Major Players across Value Chain Nodes Working on Development of Low-Cost Carbon Fiber and Improvements in Manufacturing Processes

Figure 3: Relative Part Weight and Part Cost (Source: Lucintel)

 

In automotive, the current usage of carbon composites is limited to sports, electric and high-performance cars with annual production of less than 10,000 units. However, OEMs are targeting the use of carbon composites in high-volume cars with annual production of 20,000 to 40,000 vehicles. High fuel efficiency (54.5 mpg target by 2025), emission concerns and government policies are generating pressure on OEMs to manufacture lightweight vehicles. Here, carbon composites have a large role to play and can prove to be the game changer. However, price of carbon fiber is a big concern to automakers.

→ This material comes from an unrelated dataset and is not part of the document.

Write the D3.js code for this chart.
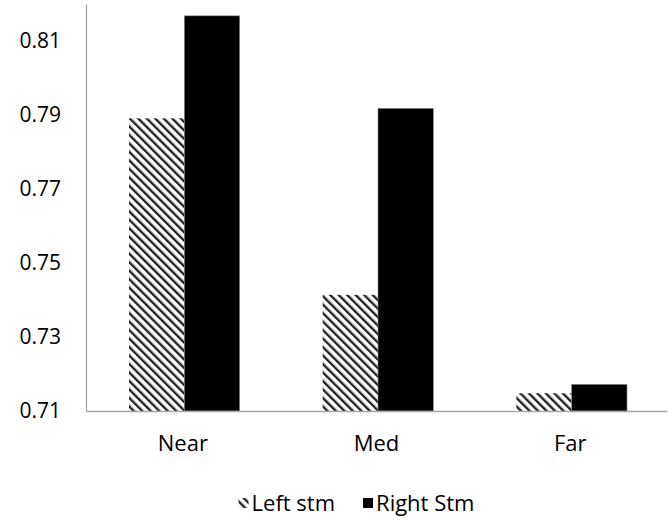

Since the introduction of the Kyoto Protocol, an international agreement that sets binding emissions reduction targets, the use of lightweight materials has offered a monetary benefit. This justifies increased use of lightweight materials in the future. There is a potential of approximately 40 to 60 percent cost reduction in carbon composite parts, with improvement in precursors and advancements in carbon fiber manufacturing processes as shown in Figure 4.

 

Major Players across Value Chain Nodes Working on Development of Low-Cost Carbon Fiber and Improvements in Manufacturing Processes

Figure 4: Major Players across Value Chain Nodes Working on Development of Low-Cost Carbon Fiber and Improvements in Manufacturing Processes (Source: Lucintel)

 

Industry strives to improve manufacturing processes and reach a low cycle time – one to two minutes. There have been numerous successful landmarks in minimizing the parts manufacturing cycle time. In 1981, McLaren introduced the F1 car with a chassis made of carbon composites using prepreg layup. The company took 3,000 hours and 100 employees to build the chassis. When the Mercedes SLR was introduced in 2003, that figure decreased to 400 hours. In 2011, the manufacturing time plummeted to 4 hours for the MP4 12C monocell using the RTM process.

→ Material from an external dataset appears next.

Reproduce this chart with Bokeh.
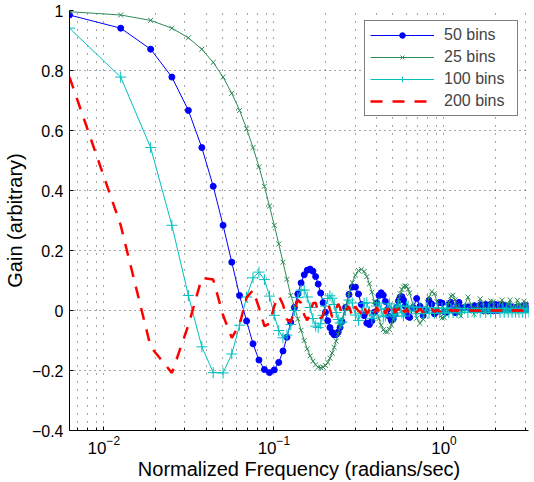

To contribute further, Plasan Composites joined with Globe Machine Manufacturing Co. to develop the pressure press process, which has a parts cycle time of 17 minutes. Lamborghini teamed with Callaway Golf on a forged composite process, which has a parts cycle time of 8.5 minutes. Various other machine manufacturers rely on High Pressure Resin Transfer Molding (HP RTM) for fabricating parts in three to four minutes.